Something happened. The run loop feeds the event into the FSM, which computes the next state and returns a list of actions. The loop executes each action in sequence. If any action fails, the error is mapped to a domain event and fed back into the FSM so it can transition to a Failed state through the same mechanism it uses for any other transition. There is no implicit error path.

4

Terminate

The FSM has reached a terminal state. The supervisor writes a completion event to the system journal and exits.

This is generic framework code, so the run loop is identical for every supervisor. What changes per supervisor is the FSM definition (which states and events exist), the dispatch_state implementation (what to do in each state), and the actions (what effects to execute).

How this works in practice is that:

  • A user building a source stage writes their own logic, like the API polling logic in a user-defined source.
  • The framework wraps that logic in supervision, journaling, error recovery, and replay.
  • The Mealy machine handles state transitions and returns explicit actions.
  • The journal records events, and replay folds those events back into state through the shared apply path.
  • The host loop ties them together and keeps everything both durable and replayable.
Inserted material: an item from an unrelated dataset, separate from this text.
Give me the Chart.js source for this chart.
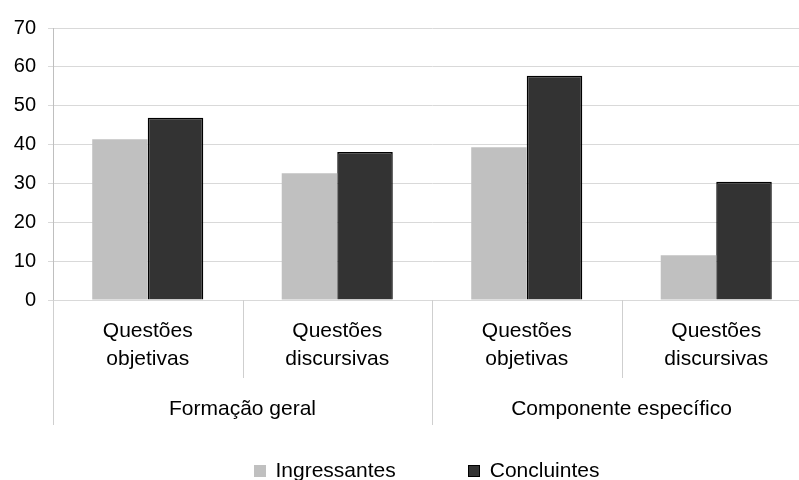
<!DOCTYPE html>
<html>
<head>
<meta charset="utf-8">
<script src="https://cdn.jsdelivr.net/npm/chart.js@4.4.1/dist/chart.umd.min.js"></script>
<style>
  html, body { margin: 0; padding: 0; background: #fff; overflow: hidden; }
  #wrap { position: relative; width: 853px; height: 480px; }
  #legend {
    position: absolute; left: 0; top: 460px; width: 853px;
    display: flex; justify-content: center; gap: 72px;
    font: 21px "Liberation Sans", Arial, sans-serif; line-height: 20px; color: #000;
  }
  #legend .box { display: inline-block; width: 12px; height: 12px; margin-right: 10px; box-sizing: border-box; vertical-align: baseline; }
</style>
</head>
<body>
<div id="wrap">
  <canvas id="chart" width="853" height="480"></canvas>
  <div id="legend"></div>
</div>
<script>
const categories = [
  ['Questões', 'objetivas'],
  ['Questões', 'discursivas'],
  ['Questões', 'objetivas'],
  ['Questões', 'discursivas']
];
const groups = ['Formação geral', 'Componente específico'];
const groupSize = 2;
const ingressantes = [41.4, 32.6, 39.3, 11.5];
const concluintes = [46.9, 38.1, 57.7, 30.4];
const seriesNames = ['Ingressantes', 'Concluintes'];
const yMin = 0, yMax = 70, yStep = 10;

const FONT = '"Liberation Sans", Arial, sans-serif';

// separators between categories and the second row of group labels
const groupAxis = {
  id: 'groupAxis',
  afterDraw(chart) {
    const ctx = chart.ctx;
    const x = chart.scales.x;
    const bottom = chart.chartArea.bottom;
    const n = categories.length;
    const half = (x.getPixelForValue(1) - x.getPixelForValue(0)) / 2;
    const edge = i => i < n ? x.getPixelForValue(i) - half : x.getPixelForValue(n - 1) + half;

    ctx.save();
    ctx.strokeStyle = '#cfcfcf';
    ctx.lineWidth = 1;
    for (let i = 0; i <= n; i++) {
      const px = Math.round(edge(i)) + 0.5;
      const len = i % groupSize === 0 ? 125 : 78;
      ctx.beginPath();
      ctx.moveTo(px, bottom);
      ctx.lineTo(px, bottom + len);
      ctx.stroke();
    }
    ctx.fillStyle = '#000';
    ctx.font = '21px ' + FONT;
    ctx.textAlign = 'center';
    ctx.textBaseline = 'middle';
    groups.forEach((g, k) => {
      const cx = (edge(k * groupSize) + edge((k + 1) * groupSize)) / 2;
      ctx.fillText(g, cx, bottom + 109);
    });
    ctx.restore();
  }
};

const chart = new Chart(document.getElementById('chart'), {
  type: 'bar',
  data: {
    labels: categories,
    datasets: [
      { label: seriesNames[0], data: ingressantes, backgroundColor: '#c0c0c0', borderWidth: 0 },
      { label: seriesNames[1], data: concluintes, backgroundColor: '#333333', borderColor: '#000', borderWidth: 1.5 }
    ]
  },
  options: {
    responsive: false,
    animation: false,
    events: [],
    layout: { padding: { top: 28, right: 42, left: 0, bottom: 0 } },
    datasets: { bar: { categoryPercentage: 0.586, barPercentage: 1 } },
    plugins: { legend: { display: false }, tooltip: { enabled: false } },
    scales: {
      x: {
        grid: { display: false, drawTicks: false },
        border: { display: false },
        ticks: {
          autoSkip: false, maxRotation: 0, padding: 17, color: '#000',
          font: { family: FONT, size: 21, lineHeight: 1.33 }
        },
        afterFit(scale) { scale.height = 180; }
      },
      y: {
        min: yMin, max: yMax,
        grid: { color: '#d9d9d9', tickLength: 5 },
        border: { color: '#bfbfbf' },
        ticks: {
          stepSize: yStep, padding: 12, color: '#000',
          font: { family: FONT, size: 20 }
        },
        afterFit(scale) { scale.width = 53; }
      }
    }
  },
  plugins: [groupAxis]
});

// legend built from the datasets
const legend = document.getElementById('legend');
chart.data.datasets.forEach(ds => {
  const item = document.createElement('span');
  const box = document.createElement('span');
  box.className = 'box';
  box.style.background = ds.backgroundColor;
  if (ds.borderWidth) box.style.border = '1px solid ' + ds.borderColor;
  item.appendChild(box);
  item.appendChild(document.createTextNode(ds.label));
  legend.appendChild(item);
});
</script>
</body>
</html>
When a transition occurs, actions are returned in a defined order:

  1. Exit-handler actions for the old state.
  2. Entry-handler actions for the new state.
  3. Transition actions from the handler itself.

This ordering is deterministic. The library guarantees it. Entry and exit hooks execute even on self-transitions, which keeps timeout and hook behaviour consistent across all transition paths.

Everything described so far assumes a single machine processing events in order, exactly once. Production systems do not get that guarantee.

I cover what breaks under at-least-once delivery, and the algebraic properties your state-transition functions need to survive it, in The Unholy Trinity of Distributed Systems Hell.

Further reading Read more

Why this model works

For event sourcing to work in practice, it needs to incorporate both models to explain where output comes from and how state transitions should occur. State-derived views follow the Moore shape. Transition-time actions follow the Mealy shape. The two models are not competing; they describe different outputs of the same deterministic state machine.

The host loop is essential for event sourcing but completely separate from the automata theory. It is the practical runtime that makes the model operational and brings theory into practice. It loads state, invokes decide, journals events, folds those events through apply, executes declared actions, and records meaningful outcomes as new domain events. During replay, the host loop folds the same events through apply and suppresses action execution.

Replay only works because these concerns stay separate. State evolution is deterministic and runs every time the journal is folded. Action execution is bound to specific transitions and runs only during live handling. Durable consequences return to the log as facts. Transient work is never mistaken for history.

The same separation gives event sourcing more than replay. The journal records facts that have already been decided, making it durable audit evidence. New projections can fold the same events into views that did not exist when the events were written. Temporal queries reduce to folding up to a point. Compatible corrections to interpretation can replay against the original events without rewriting the event log. The journal explains not only what state the system is in, but how it got there.

That is the model underneath event sourcing. Facts are recorded. State is reconstructed. Views are derived from state. Transition-time effects stay outside replay.

This is essentially what Martin Fowler described in his original blog post on the event sourcing pattern. I saw the apply path firsthand as a mainframe developer at the start of my career, well before I ever heard the term event sourcing. The decide and transition pieces took me longer to find. That’s why I’ve been promoting this for a decade and a half. If there’s one takeaway, it’s that theory from the 1950s is more practical today than ever, at a time when systems are badly in need of durability, resilience, and observability.